Head off pests and bolting, and the only decision left is when to actually cut.
When and How to Harvest
Green onions are ready any time the tops reach 6 to 8 inches tall and the white base is at least pencil-width, which is typically 3 to 4 weeks after planting sets or transplants, 8 to 10 weeks from seed. There is no single ripeness moment to hit exactly, which is the honest good news: you are choosing thickness, not racing a deadline.
To harvest, either pull the whole plant, roots and all, or snip the tops an inch or two above the soil line and let the base resprout for a second, sometimes third, cutting. Cut-and-regrow works reliably for scallions two or three times before the plant runs out of energy and should be pulled.

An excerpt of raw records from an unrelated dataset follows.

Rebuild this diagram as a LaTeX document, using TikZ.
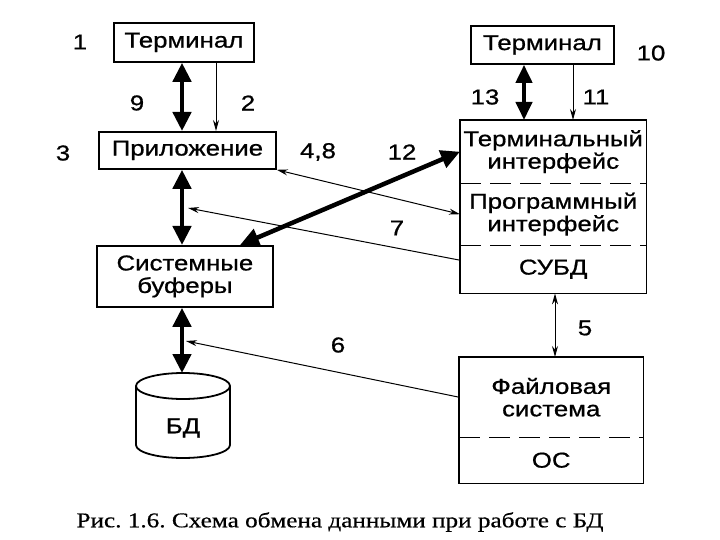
\documentclass[tikz,border=0pt]{standalone}
\usepackage{fontspec}
\newfontfamily\lsw{Liberation Sans}[FakeStretch=1.2,FakeBold=0.8]
\newfontfamily\lserw{Liberation Serif}[FakeStretch=1.2,FakeBold=0.5]
\usetikzlibrary{arrows.meta}
\frenchspacing
\begin{document}
\begin{tikzpicture}[x=1pt,y=-1pt,
  every node/.style={font=\lsw\fontsize{21.5}{22.5}\selectfont, inner sep=0pt},
  box/.style={draw, line width=1.8pt, anchor=north west, align=center},
  part/.style={anchor=north west, align=center},
  sepline/.style={line width=1.5pt, dash pattern=on 21pt off 9pt},
  frame/.style={line width=1.8pt},
  thickarr/.style={line width=4.5pt, {Triangle[length=19pt,width=18pt]}-{Triangle[length=19pt,width=18pt]}},
  midarr/.style={line width=4pt, {Triangle[length=18pt,width=16pt]}-{Triangle[length=18pt,width=16pt]}},
  thinarr/.style={line width=1pt, -{Stealth[length=11pt,width=6pt]}},
  thinarrs/.style={line width=1pt, {Stealth[length=11pt,width=6pt]}-{Stealth[length=11pt,width=6pt]}}
]
\fill[white] (0,0) rectangle (720,540);
\useasboundingbox (0,0) rectangle (720,540);

% left column
\node[box, minimum width=140pt, minimum height=39pt] (term1) at (113,22) {Терминал};
\node[box, minimum width=177pt, minimum height=37pt] (app) at (98,131) {Приложение};
\node[box, minimum width=176pt, minimum height=61pt] (buf) at (96,245) {Системные\\буферы};

% database cylinder
\draw[frame] (136,386) -- (136,445) arc[start angle=180, end angle=0, x radius=47, y radius=13] -- (230,386);
\draw[frame] (183,386) ellipse [x radius=47, y radius=13];
\node (bd) at (183,428) {БД};
\coordinate (bdtop) at (182,373);

% right column
\node[box, minimum width=143pt, minimum height=38pt] (term2) at (470,25) {Терминал};
\node[part, minimum width=186pt, minimum height=63pt] (ti) at (460,120) {Терминальный\\интерфейс};
\node[part, minimum width=186pt, minimum height=62pt] (pi) at (460,183) {Программный\\интерфейс};
\node[part, minimum width=186pt, minimum height=48pt] (subd) at (460,245) {СУБД};
\draw[frame] (ti.north west) rectangle (subd.south east);
\draw[sepline] (ti.south west) -- (ti.south east);
\draw[sepline] (pi.south west) -- (pi.south east);

\node[part, minimum width=184pt, minimum height=80pt] (fs) at (459,357) {Файловая\\система};
\node[part, minimum width=184pt, minimum height=46pt] (os) at (459,437) {ОС};
\draw[frame] (fs.north west) rectangle (os.south east);
\draw[sepline] (fs.south west) -- (fs.south east);

% connector columns
\coordinate (axl) at (182,0);
\coordinate (x2) at (216,0);
\coordinate (x12) at (240,0);
\coordinate (x13) at (524,0);
\coordinate (x11) at (573,0);
\coordinate (x5) at (555,0);
\coordinate (t7) at (188,208);
\coordinate (t6) at (186,341);

% connectors
\draw[thickarr] (term1.south -| axl) -- (app.north -| axl);
\draw[thinarr] (term1.south -| x2) -- (app.north -| x2);
\draw[thickarr] (app.south -| axl) -- (buf.north -| axl);
\draw[thickarr] (buf.south -| bdtop) -- (bdtop);
\draw[midarr] (term2.south -| x13) -- (ti.north -| x13);
\draw[thinarr] (term2.south -| x11) -- (ti.north -| x11);
\draw[thinarrs] (app.south east) -- (pi.west);
\draw[thickarr] (buf.north -| x12) -- (ti.west);
\draw[thinarr] ([yshift=9pt]subd.west) -- (t7);
\draw[thinarrs] (subd.south -| x5) -- (fs.north -| x5);
\draw[thinarr] (fs.west) -- (t6);

% numbers
\node (n1) at (80,42) {1};
\node (n9) at (137,103) {9};
\node (n2) at (248,103) {2};
\node (n3) at (63,153) {3};
\node (n48) at (318,152) {4,8};
\node (n12) at (402,152) {12};
\node (n7) at (397,228) {7};
\node (n13) at (485,97) {13};
\node (n11) at (596,97) {11};
\node (n10) at (651,53) {10};
\node (n5) at (585,328) {5};
\node (n6) at (338,345) {6};

% caption
\node[font=\lserw\fontsize{21}{23}\selectfont] (cap) at (340,522) {Рис. 1.6. Схема обмена данными при работе с БД};
\end{tikzpicture}
\end{document}
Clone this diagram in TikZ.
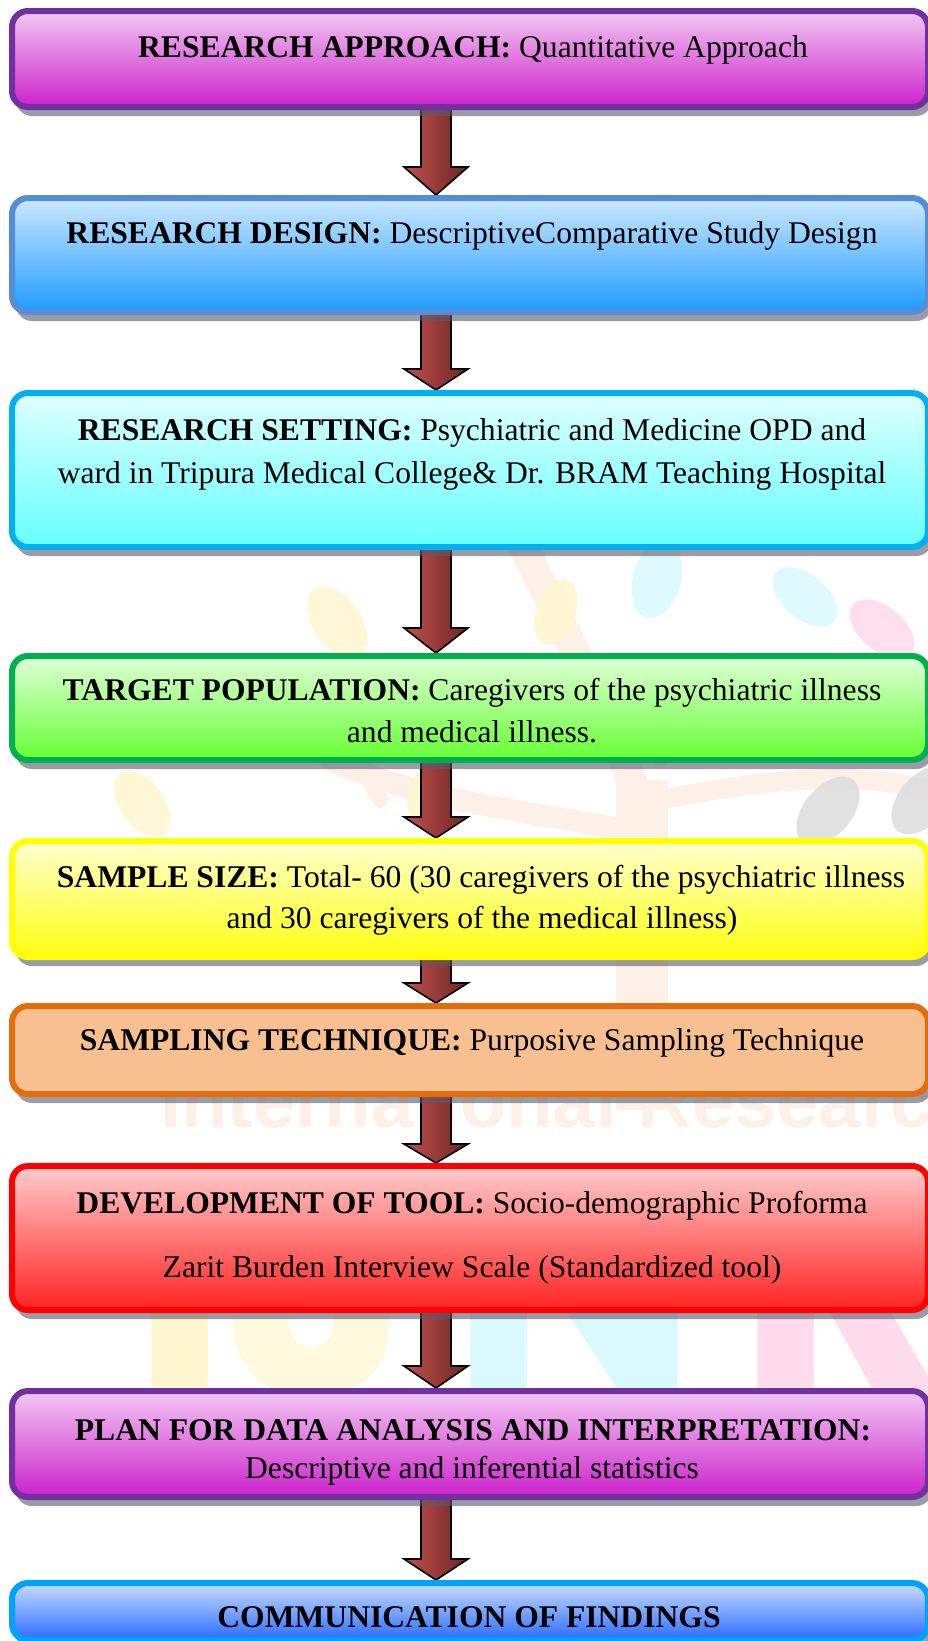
\documentclass[tikz,border=0pt]{standalone}
\usepackage{fontspec}
\setmainfont{Liberation Serif}
\newfontfamily\wmsans{Liberation Sans}
\newfontfamily\wmround{Poppins}
\usetikzlibrary{calc,shadows}

% box edge / gradient colours
\definecolor{purpleedge}{HTML}{7030A0}
\definecolor{purpletop}{HTML}{F2C8F2}
\definecolor{purplemid}{HTML}{E9A8E6}
\definecolor{purplebot}{HTML}{CC22CC}
\definecolor{blueedge}{HTML}{558ED5}
\definecolor{bluetop}{HTML}{CCE8FF}
\definecolor{bluemid}{HTML}{A8D4FF}
\definecolor{bluebot}{HTML}{1E9BFF}
\definecolor{cyanedge}{HTML}{00B0F0}
\definecolor{cyantop}{HTML}{E0FFFF}
\definecolor{cyanmid}{HTML}{B0FFFF}
\definecolor{cyanbot}{HTML}{66FFFF}
\definecolor{greenedge}{HTML}{00B050}
\definecolor{greentop}{HTML}{E0FFD8}
\definecolor{greenmid}{HTML}{B0FF98}
\definecolor{greenbot}{HTML}{66FF33}
\definecolor{yellowedge}{HTML}{FFFF00}
\definecolor{yellowtop}{HTML}{FFFFD0}
\definecolor{yellowmid}{HTML}{FFFF90}
\definecolor{yellowbot}{HTML}{FFFF10}
\definecolor{orangeedge}{HTML}{E46C0A}
\definecolor{orangefill}{HTML}{F8C090}
\definecolor{rededge}{HTML}{FF0000}
\definecolor{redtop}{HTML}{FFCCCC}
\definecolor{redmid}{HTML}{FF9999}
\definecolor{redbot}{HTML}{FF2222}
\definecolor{skyedge}{HTML}{00A2FF}
\definecolor{skytop}{HTML}{C8DCFF}
\definecolor{skymid}{HTML}{98B8FF}
\definecolor{skybot}{HTML}{2A6CFF}
\definecolor{arrowlight}{HTML}{C0504D}
\definecolor{arrowdark}{HTML}{6E2523}
\definecolor{shadowink}{RGB}{90,90,110}
% faint background emblem
\definecolor{wmorange}{HTML}{FDF0E6}
\definecolor{wmyellow}{HTML}{FFF6D0}
\definecolor{wmcyan}{HTML}{DAF9FF}
\definecolor{wmpink}{HTML}{FFDCEC}
\definecolor{wmgray}{HTML}{DEDEDE}

\pgfdeclarelayer{emblem}
\pgfdeclarelayer{links}
\pgfsetlayers{emblem,links,main}

\tikzset{
  stepbox/.style={draw, line width=6pt, rounded corners=16pt,
    minimum width=916pt, inner sep=0pt,
    drop shadow={shadow xshift=4pt, shadow yshift=-9pt,
      fill=shadowink, opacity=0.6}},
  shade3/.style n args={4}{draw=#1, top color=#2, middle color=#3, bottom color=#4},
  txt/.style={anchor=base, inner sep=0pt,
    font=\fontsize{31.6}{40}\selectfont},
  arrowbody/.style={draw=black, line width=1.6pt, line join=miter,
    left color=arrowlight, right color=arrowdark},
  leaf/.style={opacity=0.9},
}

% block arrow from the bottom of one box to the top of the next;
% #3 is the length of the arrow head
\newcommand\flowarrow[3]{%
  \path[arrowbody] let \p1=(#1.south), \p2=(#2.north) in
    (421pt,{\y1+6pt}) -- (421pt,{\y2+#3}) -- (404pt,{\y2+#3})
    -- (436pt,\y2) -- (468pt,{\y2+#3}) -- (451pt,{\y2+#3})
    -- (451pt,{\y1+6pt}) -- cycle;}

\begin{document}
\begin{tikzpicture}[x=1pt,y=-1pt]
\useasboundingbox (0,0) rectangle (927,1641);

% ---- faint emblem behind the chart ----
\begin{pgfonlayer}{emblem}
\draw[wmorange, line width=52pt] (642,1110) -- (642,780);
\draw[wmorange, line width=30pt, line cap=round] (640,800) .. controls (600,700) and (560,620) .. (520,540);
\draw[wmorange, line width=22pt, line cap=round] (625,830) .. controls (520,810) and (420,800) .. (330,760);
\draw[wmorange, line width=20pt, line cap=round] (660,800) .. controls (760,780) and (850,770) .. (930,790);
\draw[wmorange, line width=16pt, line cap=round] (380,800) .. controls (360,760) and (330,720) .. (290,700);
\draw[wmorange, line width=16pt, line cap=round] (660,760) .. controls (700,720) and (720,690) .. (730,660);
\fill[leaf, wmyellow, rotate around={35:(337,622)}] (337,622) ellipse (24 and 40);
\fill[leaf, wmyellow, rotate around={-20:(556,612)}] (556,612) ellipse (20 and 34);
\fill[leaf, wmcyan, rotate around={-15:(657,579)}] (657,579) ellipse (24 and 40);
\fill[leaf, wmcyan, rotate around={50:(805,597)}] (805,597) ellipse (22 and 38);
\fill[leaf, wmpink, rotate around={50:(882,629)}] (882,629) ellipse (22 and 38);
\fill[leaf, wmyellow, rotate around={35:(142,804)}] (142,804) ellipse (22 and 38);
\fill[leaf, wmyellow, rotate around={-30:(430,790)}] (430,790) ellipse (20 and 32);
\fill[leaf, wmgray, rotate around={-40:(828,811)}] (828,811) ellipse (24 and 40);
\fill[leaf, wmgray, rotate around={-40:(923,800)}] (923,800) ellipse (24 and 40);
\node[anchor=base west, inner sep=0pt, text=wmorange,
  font=\wmsans\bfseries\fontsize{76}{76}\selectfont] (wmtitle) at (160,1127) {International Research};
\begin{scope}[every node/.style={anchor=base, inner sep=0pt,
    font=\wmround\bfseries\fontsize{330}{330}\selectfont}]
  \node[text=wmyellow] (wmi) at (180,1395) {I};
  \node[text=wmyellow!70!white] (wmj) at (320,1395) {J};
  \node[text=wmcyan] (wmn) at (575,1395) {N};
  \node[text=wmpink] (wmr) at (845,1395) {R};
\end{scope}
\end{pgfonlayer}

% ---- boxes ----
\path
  (470,59)     node[stepbox, shade3={purpleedge}{purpletop}{purplemid}{purplebot}, minimum height=96pt]  (b1) {}
  (470,255)    node[stepbox, shade3={blueedge}{bluetop}{bluemid}{bluebot}, minimum height=114pt]  (b2) {}
  (470,470)    node[stepbox, shade3={cyanedge}{cyantop}{cyanmid}{cyanbot}, minimum height=154pt]  (b3) {}
  (470,708)    node[stepbox, shade3={greenedge}{greentop}{greenmid}{greenbot}, minimum height=104pt] (b4) {}
  (470,899)    node[stepbox, shade3={yellowedge}{yellowtop}{yellowmid}{yellowbot}, minimum height=116pt] (b5) {}
  (470,1050)   node[stepbox, draw=orangeedge, fill=orangefill, minimum height=88pt] (b6) {}
  (470,1238)   node[stepbox, shade3={rededge}{redtop}{redmid}{redbot}, minimum height=144pt]  (b7) {}
  (470,1444)   node[stepbox, shade3={purpleedge}{purpletop}{purplemid}{purplebot}, minimum height=106pt]  (b8) {}
  (470,1611.5) node[stepbox, shade3={skyedge}{skytop}{skymid}{skybot}, minimum height=57pt]  (b9) {};

% ---- arrows between consecutive boxes, under the boxes and their shadows ----
\begin{pgfonlayer}{links}
\flowarrow{b1}{b2}{28pt}
\flowarrow{b2}{b3}{21pt}
\flowarrow{b3}{b4}{25pt}
\flowarrow{b4}{b5}{21pt}
\flowarrow{b5}{b6}{20pt}
\flowarrow{b6}{b7}{19pt}
\flowarrow{b7}{b8}{22pt}
\flowarrow{b8}{b9}{21pt}
\end{pgfonlayer}

% ---- texts ----
\node[txt] (t1)  at (473,57)   {\textbf{RESEARCH APPROACH:} Quantitative Approach};
\node[txt] (t2)  at (472,243)  {\textbf{RESEARCH DESIGN:} DescriptiveComparative Study Design};
\node[txt] (t3a) at (472,440)  {\textbf{RESEARCH SETTING:} Psychiatric and Medicine OPD and};
\node[txt] (t3b) at (472,483)  {ward in Tripura Medical College\& Dr. BRAM Teaching Hospital};
\node[txt] (t4a) at (472,700)  {\textbf{TARGET POPULATION:} Caregivers of the psychiatric illness};
\node[txt] (t4b) at (472,742)  {and medical illness.};
\node[txt] (t5a) at (481,887)  {\textbf{SAMPLE SIZE:} Total- 60 (30 caregivers of the psychiatric illness};
\node[txt] (t5b) at (482,928)  {and 30 caregivers of the medical illness)};
\node[txt] (t6)  at (472,1050) {\textbf{SAMPLING TECHNIQUE:} Purposive Sampling Technique};
\node[txt] (t7a) at (472,1213) {\textbf{DEVELOPMENT OF TOOL:} Socio-demographic Proforma};
\node[txt] (t7b) at (472,1277) {Zarit Burden Interview Scale (Standardized tool)};
\node[txt] (t8a) at (473,1440) {\textbf{PLAN FOR DATA ANALYSIS AND INTERPRETATION:}};
\node[txt] (t8b) at (472,1478) {Descriptive and inferential statistics};
\node[txt] (t9)  at (469,1627) {\textbf{COMMUNICATION OF FINDINGS}};
\end{tikzpicture}
\end{document}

If you want fatter, more leek-like stalks, thin your rows so remaining plants have 3 to 4 inches of space and let them grow another two to three weeks past the scallion stage.
That flexibility is exactly why green onions are worth succession planting all season instead of sowing once and hoping.
Green Onions at a Glance
- When to plant: two to four weeks before last frost, once soil is at least 45 to 50°F, with succession sowings every two to three weeks.
- Planting depth: seed 1/4 to 1/2 inch deep, sets and transplants about 1 inch deep with the white base buried and green tip exposed.
- Spacing: 1 to 2 inches apart for scallions, rows 4 to 6 inches apart, wider if letting plants bulb up.
- Sun and soil: full sun, loose well-drained soil enriched with compost, pH 6.0 to 7.0.
- Watering: keep the top 2 inches of soil consistently damp, roughly once or twice a week.
- Time to harvest: 3 to 4 weeks from sets or transplants, 8 to 10 weeks from seed.
- Watch for: onion maggots, thrips, base rot from overwatering, and bolting after temperature swings.
Get the depth and moisture right and green onions basically grow themselves. Keep a new row coming every few weeks and you will never buy a bunch at the store again.